Despite having possessed several years of in-office experience conducting policies towards China, the Clinton team encountered problems orchestrating its diplomatic, economic, military and other foreign policy instruments before and during the embassy bombing crisis. The lack of interagency integration resulted from the embassy bombing’s unexpectedness and the White House’s preoccupation with winning a war in Kosovo that was proving much more difficult than originally anticipated. The military and intelligence communities proved reluctant to share information about their target selection procedures with their civilian colleagues, let alone the Chinese. As a result, the civilians in the State Department were left assuring the Chinese government that the incident had all been a mistake while acknowledging their limited understanding of why the intelligence failure had occurred.
The second Bush administration eventually achieved its immediate crisis objective of securing the return of the EP-3 crew and subsequently the plane. Nevertheless, the hard-line stance taken by U.S. military leaders was not well integrated with the softer approach of the U.S. State Department. A more integrated response might have helped secure the release of the crew and aircraft faster. Faced with unanswerable counterfactuals, however, one can acknowledge that the “good cop/bad cop” approach actually adopted, whether consciously or by accident, might have yielded the best results. In any case, congressional pressure for harsh U.S. retaliation if the Chinese failed to return the crew appeared to have strengthened the administration’s bargaining position by making its implicit threats more credible to Beijing.
CONCLUSION:
Several patterns emerge from the three crises under consideration.

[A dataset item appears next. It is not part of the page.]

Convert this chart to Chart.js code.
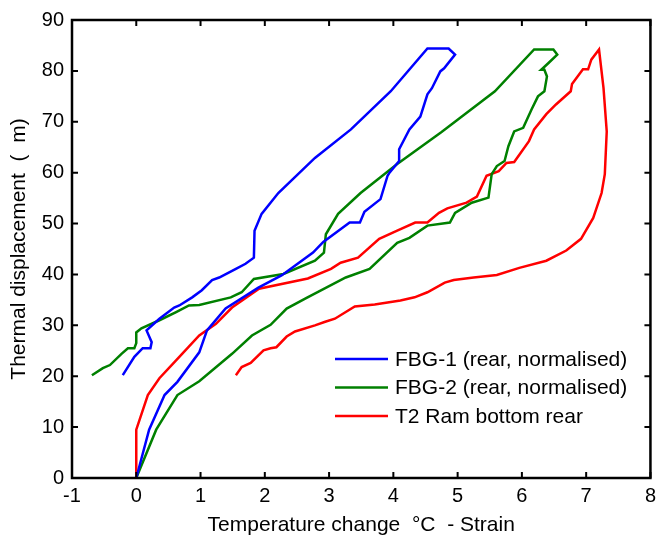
<!DOCTYPE html>
<html>
<head>
<meta charset="utf-8">
<script src="https://cdn.jsdelivr.net/npm/chart.js@4/dist/chart.umd.min.js"></script>
<style>
  body { margin: 0; background: #fff; }
  #wrap { width: 662px; height: 539px; position: relative; }
</style>
</head>
<body>
<div id="wrap"><canvas id="chart"></canvas></div>
<script>
let xTicks = [-1, 0, 1, 2, 3, 4, 5, 6, 7, 8];
let yTicks = [0, 10, 20, 30, 40, 50, 60, 70, 80, 90];

let fbg1Label = "FBG-1 (rear, normalised)";
let fbg1X = [0, 0.2, 0.44, 0.64, 0.98, 1.1, 1.39, 1.9, 2.26, 2.75, 2.91, 3.32, 3.48, 3.55, 3.8, 3.91, 3.94, 4.09, 4.09, 4.25, 4.42, 4.53, 4.6, 4.73, 4.79, 4.96, 4.86, 4.53, 3.96, 3.34, 2.78, 2.21, 1.95, 1.84, 1.83, 1.7, 1.55, 1.29, 1.18, 1.02, 0.87, 0.67, 0.59, 0.36, 0.16, 0.24, 0.22, 0.1, -0.03, -0.21];
let fbg1Y = [0, 9.5, 16.3, 18.9, 24.7, 29, 33.3, 37.4, 39.8, 44.3, 46.4, 50.2, 50.2, 52.3, 54.8, 59.4, 60, 62.3, 64.6, 68.5, 71, 75.4, 76.6, 79.9, 80.5, 83.2, 84.4, 84.4, 76, 68.5, 62.9, 56, 51.9, 48.6, 43.3, 42.1, 41.1, 39.4, 38.9, 36.9, 35.5, 33.9, 33.5, 31.3, 29, 26.7, 25.5, 25.5, 23.8, 20.2];

let fbg2Label = "FBG-2 (rear, normalised)";
let fbg2X = [0, 0.31, 0.64, 0.98, 1.49, 1.8, 2.09, 2.34, 2.65, 3.26, 3.63, 4.06, 4.25, 4.53, 4.88, 4.96, 5.22, 5.48, 5.53, 5.61, 5.73, 5.79, 5.88, 6.02, 6.15, 6.25, 6.35, 6.39, 6.35, 6.3, 6.41, 6.55, 6.49, 6.19, 5.58, 4.75, 4.06, 3.49, 3.14, 2.95, 2.92, 2.78, 2.29, 1.83, 1.64, 1.47, 0.98, 0.82, 0.62, 0.36, 0.08, 0, 0, -0.03, -0.13, -0.23, -0.41, -0.52, -0.69];
let fbg2Y = [0, 9.5, 16.3, 19, 24.4, 28, 30.1, 33.3, 35.4, 39.4, 41.1, 46.2, 47.2, 49.6, 50.2, 52.1, 54.1, 55.1, 59.7, 61.3, 62.3, 65.2, 68.1, 68.8, 72.4, 75, 76, 78.9, 80.2, 80.2, 81.5, 83.2, 84.2, 84.2, 76, 68, 61.7, 56, 51.9, 47.9, 44.3, 42.7, 40.1, 39.1, 36.5, 35.5, 34, 33.9, 32.6, 31, 29.4, 28.6, 26.5, 25.5, 25.5, 24.4, 22.2, 21.6, 20.2];

let t2Label = "T2 Ram bottom rear";
let t2X = [0, 0, 0.18, 0.36, 0.67, 0.98, 1.24, 1.49, 1.91, 2.67, 3.03, 3.18, 3.45, 3.78, 4.06, 4.34, 4.53, 4.71, 4.84, 5.14, 5.3, 5.45, 5.64, 5.76, 5.88, 6.11, 6.19, 6.38, 6.53, 6.76, 6.78, 6.95, 7.03, 7.08, 7.2, 7.27, 7.32, 7.29, 7.24, 7.11, 6.92, 6.69, 6.38, 5.96, 5.61, 5.25, 4.94, 4.8, 4.53, 4.33, 4.11, 3.71, 3.4, 3.09, 2.94, 2.78, 2.47, 2.34, 2.18, 2.09, 1.98, 1.78, 1.64, 1.55];
let t2Y = [0, 9.5, 16.3, 19.6, 23.8, 28, 30.3, 33.5, 37.2, 39.2, 41.1, 42.3, 43.3, 47, 48.6, 50.2, 50.2, 52.1, 53, 54.1, 55.3, 59.4, 60.3, 61.9, 62.1, 66.2, 68.5, 71.5, 73.4, 76, 77.4, 80.3, 80.3, 82.2, 84.2, 76.6, 68.1, 59.7, 56, 51.1, 47, 44.7, 42.7, 41.3, 39.9, 39.4, 38.9, 38.4, 36.5, 35.5, 34.9, 34.1, 33.7, 31.3, 30.7, 30, 28.8, 27.8, 25.7, 25.5, 25.1, 22.6, 21.8, 20.2];

function toPoints(xs, ys) {
    let pts = [];
    for (let i = 0; i < xs.length; i++) {
        pts.push({ x: xs[i], y: ys[i] });
    }
    return pts;
}

function makeSeries(label, xs, ys, color) {
    return {
        label: label,
        data: toPoints(xs, ys),
        showLine: true,
        borderColor: color,
        backgroundColor: color,
        borderWidth: 2.5,
        pointRadius: 0,
        tension: 0
    };
}

// box round the plot with inward ticks on all four sides, matlab style
let boxPlugin = {
    id: "box",
    afterDraw(chart) {
        let ctx = chart.ctx;
        let a = chart.chartArea;
        let xs = chart.scales.x;
        let ys = chart.scales.y;
        ctx.save();
        ctx.strokeStyle = "#000";
        ctx.lineWidth = 2;
        ctx.beginPath();
        xs.ticks.forEach(t => {
            let px = xs.getPixelForValue(t.value);
            ctx.moveTo(px, a.bottom);
            ctx.lineTo(px, a.bottom - 6);
            ctx.moveTo(px, a.top);
            ctx.lineTo(px, a.top + 6);
        });
        ys.ticks.forEach(t => {
            let py = ys.getPixelForValue(t.value);
            ctx.moveTo(a.left, py);
            ctx.lineTo(a.left + 6, py);
            ctx.moveTo(a.right, py);
            ctx.lineTo(a.right - 6, py);
        });
        ctx.stroke();
        ctx.lineWidth = 2.5;
        ctx.strokeRect(a.left, a.top, a.right - a.left, a.bottom - a.top);

        // legend, inside the lower right of the plot
        let lx = 335, ly = 359, step = 28.5;
        ctx.font = "21px 'Liberation Sans', Arial, sans-serif";
        ctx.textBaseline = "middle";
        ctx.textAlign = "left";
        chart.data.datasets.forEach((ds, i) => {
            let y = ly + i * step;
            ctx.strokeStyle = ds.borderColor;
            ctx.lineWidth = 2.5;
            ctx.beginPath();
            ctx.moveTo(lx, y);
            ctx.lineTo(lx + 53, y);
            ctx.stroke();
            ctx.fillStyle = "#000";
            ctx.fillText(ds.label, lx + 60, y + 1);
        });
        ctx.restore();
    }
};

let tickFont = { family: "'Liberation Sans', Arial, sans-serif", size: 20 };
let titleFont = { family: "'Liberation Sans', Arial, sans-serif", size: 21 };

new Chart(document.getElementById("chart"), {
    type: "scatter",
    data: {
        datasets: [
            makeSeries(fbg1Label, fbg1X, fbg1Y, "#0000ff"),
            makeSeries(fbg2Label, fbg2X, fbg2Y, "#008000"),
            makeSeries(t2Label, t2X, t2Y, "#ff0000")
        ]
    },
    options: {
        responsive: true,
        maintainAspectRatio: false,
        animation: false,
        layout: { padding: { top: 18, right: 5, left: 0, bottom: 0 } },
        plugins: {
            legend: { display: false },
            tooltip: { enabled: false }
        },
        scales: {
            x: {
                type: "linear",
                min: -1,
                max: 8,
                afterBuildTicks: s => { s.ticks = xTicks.map(v => ({ value: v })); },
                afterFit: s => { s.height = 61; },
                grid: { display: false, drawTicks: false },
                border: { display: false },
                ticks: { color: "#000", font: tickFont, padding: 6, maxRotation: 0 },
                title: {
                    display: true,
                    text: "Temperature change  \u00b0C  - Strain",
                    color: "#000",
                    font: titleFont,
                    padding: { top: 0, bottom: 1 }
                }
            },
            y: {
                type: "linear",
                min: 0,
                max: 90,
                afterBuildTicks: s => { s.ticks = yTicks.map(v => ({ value: v })); },
                afterFit: s => { s.width = 72; },
                grid: { display: false, drawTicks: false },
                border: { display: false },
                ticks: { color: "#000", font: tickFont, padding: 8 },
                title: {
                    display: true,
                    text: "Thermal displacement  (  m)",
                    color: "#000",
                    font: titleFont,
                    padding: { top: 7, bottom: 0 }
                }
            }
        }
    },
    plugins: [boxPlugin]
});
</script>
</body>
</html>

First, even those presidents that assumed office with well-integrated strategies often found it hard to implement them within the U.S. interagency framework. Second, absent close presidential attention, the agencies would often develop and pursue their own China policies, contributing to undesirable policy incoherence. Third, responding to the immediate crisis almost always involved a mixture of formal and ad hoc interagency processes. Fourth, serious problems arose when the crisis occurred early in a presidential transition since the new administrations had yet to establish fully functioning interagency processes or secure Senate approval of many mid-level political appointees. Fifth, since the Tiananmen crackdown, sustained tensions have affected executive-legislative policies regarding China , with Members of Congress often advocating much more confrontational policies than the executive branch deems wise. Finally, the main achievement of the U.S. government response to all the crises involved costs avoided—normally not a major accomplishment, but important here, when mismanaging events could have escalated into nuclear war.